The Intelligence Edifice: Too Big To Succeed
A tantalizing Twitter from @Wikileaks went up on Saturday morning: “Real change begins Monday in the WashPost. By the years end, a reformation. Lights on. Rats out.”
The series to which they referred, “Top Secret America,” by Dana Priest and William Arkin, began today and is certainly a barn-burner. It features an enormous database detailing the thousands of complex connections between private business and the evidently-misnamed intelligence community. The story has been tearing up the Internets all day long, even though Priest and Arkin don’t really reveal much that we didn’t already know, or at least that we didn’t suspect: the government is a mess! 9/11 persuaded everyone that we ought to throw every available dollar into “fighting” the “terrorists,” which somehow translates into reading everyone’s email and forcing you to pour shampoo into tiny bottles every time you want to get on an airplane!
Ka-ching for “security” companies all round, as every bit of information that can be vacuumed up is recorded eight times and then dumped into a dozen different computer systems that can’t talk to each other! The government’s secret intelligence-gathering has cratered into a bottomless pit of wasteful, pointless, expensive makework that is not making Americans any safer, but is instead reaping huge profits for the herds of greedy contractors who aid them in recording so much information that nobody will ever in a million years find the few bits that might ever have been of any use.
And we kind of knew this part, too, but the scale of the intelligence ramp-up in the last decade really is astounding:
The Pentagon’s Defense Intelligence Agency, for example, has gone from 7,500 employees in 2002 to 16,500 today. The budget of the National Security Agency, which conducts electronic eavesdropping, doubled. Thirty-five FBI Joint Terrorism Task Forces became 106. It was phenomenal growth that began almost as soon as the Sept. 11 attacks ended.
It’s the detail that clinches the deal, here. The amount of work that went into the preparation of the story is monumental. A volvelle-like chart breaks out the top-secret work done by each agency; the searchable database names nearly 2,000 companies involved in top-secret work, and furnishes the locations of over 10,000 locations all over the country where such work is performed. My favorite one is this!
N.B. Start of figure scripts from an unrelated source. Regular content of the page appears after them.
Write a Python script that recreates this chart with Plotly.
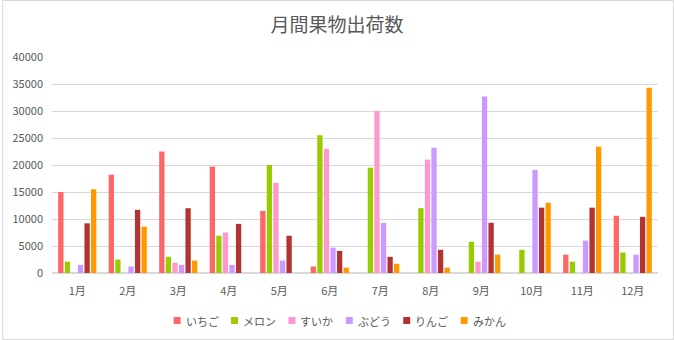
import plotly.graph_objects as go

months = ["1月", "2月", "3月", "4月", "5月", "6月", "7月", "8月", "9月", "10月", "11月", "12月"]

ichigo = [15000, 18200, 22500, 19700, 11500, 1200, 0, 0, 0, 0, 3400, 10600]
melon = [2100, 2500, 3000, 6900, 20000, 25500, 19500, 12000, 5800, 4300, 2100, 3800]
suika = [0, 0, 1900, 7500, 16700, 23000, 30000, 21000, 2100, 0, 0, 0]
budou = [1500, 1200, 1500, 1500, 2300, 4700, 9300, 23200, 32700, 19100, 6000, 3400]
ringo = [9200, 11700, 12000, 9100, 6900, 4100, 3000, 4300, 9300, 12100, 12100, 10400]
mikan = [15500, 8600, 2300, 0, 0, 1000, 1700, 1000, 3400, 13000, 23400, 34300]

series = [
    ("いちご", ichigo, "#FF6666"),
    ("メロン", melon, "#99CC00"),
    ("すいか", suika, "#FF99CC"),
    ("ぶどう", budou, "#CC99FF"),
    ("りんご", ringo, "#B33333"),
    ("みかん", mikan, "#FF9900"),
]

font_family = "Noto Sans CJK JP"
text_color = "#595959"
grid_color = "#D9D9D9"

fig = go.Figure()
for name, vals, color in series:
    fig.add_trace(go.Bar(
        name=name, x=months, y=vals, showlegend=False,
        marker=dict(color=color, line=dict(width=0)),
    ))

W, H = 674, 340
ml, mr, mt, mb = 50, 16, 57, 67
pw, ph = W - ml - mr, H - mt - mb


def px_x(px):
    return (px - ml) / pw


def px_y(py):
    return (mt + ph - py) / ph


# Chart-area border
shapes = [dict(type="rect", xref="paper", yref="paper",
               x0=px_x(0.5), x1=px_x(W - 0.5),
               y0=px_y(H - 0.5), y1=px_y(0.5),
               line=dict(color=grid_color, width=1), layer="below")]
annotations = []

# Compact legend row beneath the axis: small colour key + label
leg_x0, leg_step, leg_y, key = 172, 57.6, 320.5, 7
for i, (name, _, color) in enumerate(series):
    lx = leg_x0 + i * leg_step
    shapes.append(dict(type="rect", xref="paper", yref="paper",
                       x0=px_x(lx), x1=px_x(lx + key),
                       y0=px_y(leg_y + key / 2), y1=px_y(leg_y - key / 2),
                       fillcolor=color, line=dict(width=0)))
    annotations.append(dict(text=name, xref="paper", yref="paper",
                            x=px_x(lx + key + 3), y=px_y(leg_y),
                            xanchor="left", yanchor="middle", showarrow=False,
                            font=dict(size=11, color=text_color, family=font_family)))

fig.update_layout(
    width=W, height=H,
    margin=dict(l=ml, r=mr, t=mt, b=mb),
    paper_bgcolor="white", plot_bgcolor="white",
    barmode="group", bargap=0.22, bargroupgap=0.19,
    font=dict(family=font_family, color=text_color, size=11),
    title=dict(text="月間果物出荷数", x=0.5, xanchor="center",
               y=1 - 25 / H, yanchor="middle",
               font=dict(size=19, color=text_color, family=font_family)),
    xaxis=dict(showgrid=False, showline=True, linecolor=grid_color, linewidth=1,
               ticks="", ticklabelstandoff=8, tickfont=dict(size=11, color=text_color)),
    yaxis=dict(range=[0, 40000], dtick=5000, tickformat="d",
               showgrid=True, gridcolor=grid_color, gridwidth=1,
               zeroline=True, zerolinecolor=grid_color,
               showline=False, ticks="", ticklabelstandoff=8,
               tickfont=dict(size=11, color=text_color)),
    showlegend=False,
    shapes=shapes,
    annotations=annotations,
)

fig.write_html("out.html")
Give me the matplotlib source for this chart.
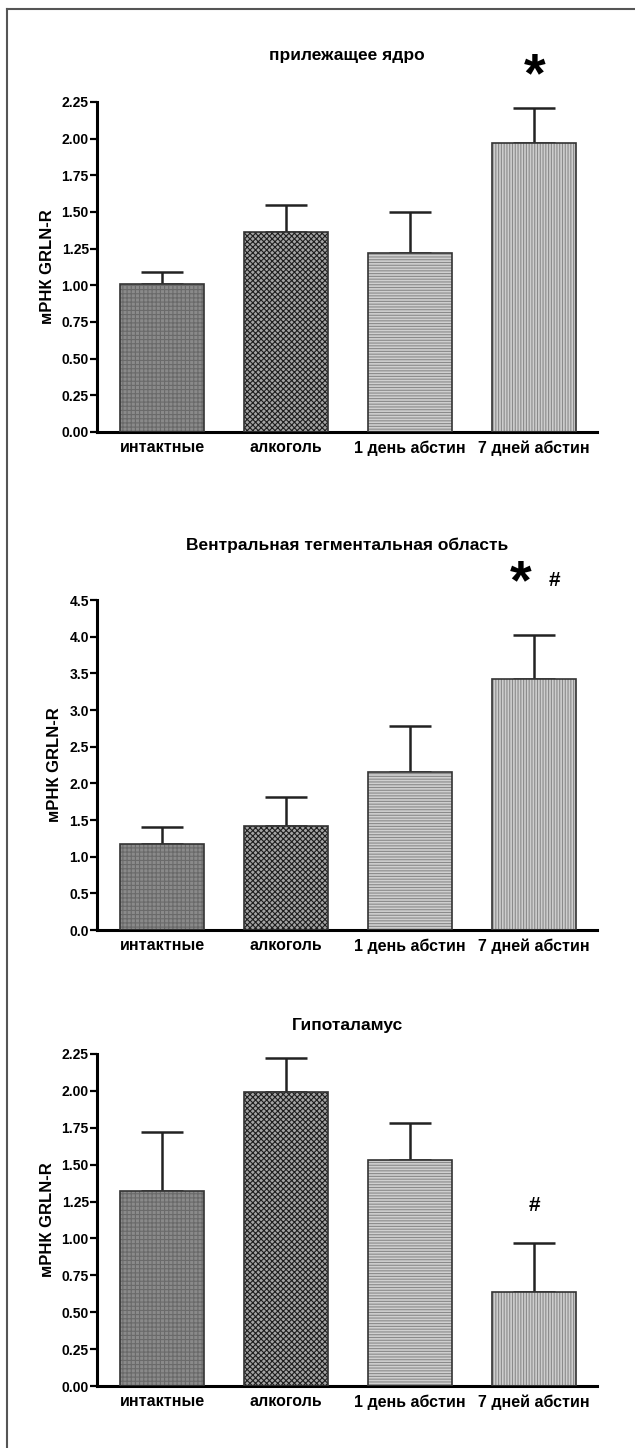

In Elkridge, Md., a clandestine program hides in a tall concrete structure fitted with false windows to look like a normal office building.
Someone please explain this to me. It’s an office building cleverly designed to look like an office building? It’s that there are no real windows, I suppose, so that Jason Bourne won’t be able to get a look in.
Emptywheel and Rayne over at Firedoglake have already got spectacular analysis of Top Secret America.
I’ve got a ton of respect for Priest’s reporting and therefore would guess that the article is designed to reveal the truth about the IC and DoD. And yet the intelligence community, inside its bunker, perceives a search for the truth as a design to portray it unfavorably.
What an apt explanation, then, for the problem with excessive contracting: when a reporter avails herself of Constitutionally protected rights to act as a watchdog on our government and its contractors, the government itself assumes that must be an attack. Hell, the IC has had time to preemptively respond to some of the problems Priest is about to reveal (and, as I said, Shorrock gave them a head start two years ago). [That would be Tim Shorrock, author of Spies for Hire.]
But note, too, that the military itself has had ample time and opportunity to deal with the issue of scale. Recall that last November the House Oversight Committee requested a head count of contractors and subcontractors from Defense Secretary Robert Gates, giving him 30 days to provide the numbers.
It does not appear that this information has yet been furnished, nearly eight months later. If it has, it’s not been widely reported. And we already knew that there were extremely large variances between contractor numbers reported by different groups.
The situation makes for a lot of interesting questions:
o Why is ODNI squirming about revelations from WaPo’s Priest, but not the Pentagon?
o Why aren’t the contractor/subcontractor numbers being disseminated widely?
o How many of the intelligence contractors aren’t actually contracted by CIA but by DIA?
o Just how many of these intelligence contractors are not only working in Iraq and Afghanistan, but in places the American public at large doesn’t think of as threats — like Central and South America?
o And how many of them are in Pakistan — intel or military — in which local sources report a very large complex rivaling the U.S. embassy in Baghdad is being built and guarded by private security contractors?
I’ve got two questions myself. One is, what was the exact role of Wikileaks, if any, in helping the Post reporters gather their material? Their coy Saturday tweet wasn’t the first word on Priest’s project; Marc Ambinder, The Raw Story and others noted on Friday the panic among intelligence officials rising in advance of Monday’s Post. But I’ve noticed that @Wikileaks doesn’t seem to comment much on stories they’ve not been involved in themselves.
My second question is, will the rats really leave, just because someone turned the lights on? Seriously, how are they to be removed? I hope that prediction is accurate, but these aren’t ordinary rats, one feels compelled to observe. These are like, rats with billion-dollar defense contracts. Rats at an infinite trough of hot bread that just keeps right on comin’.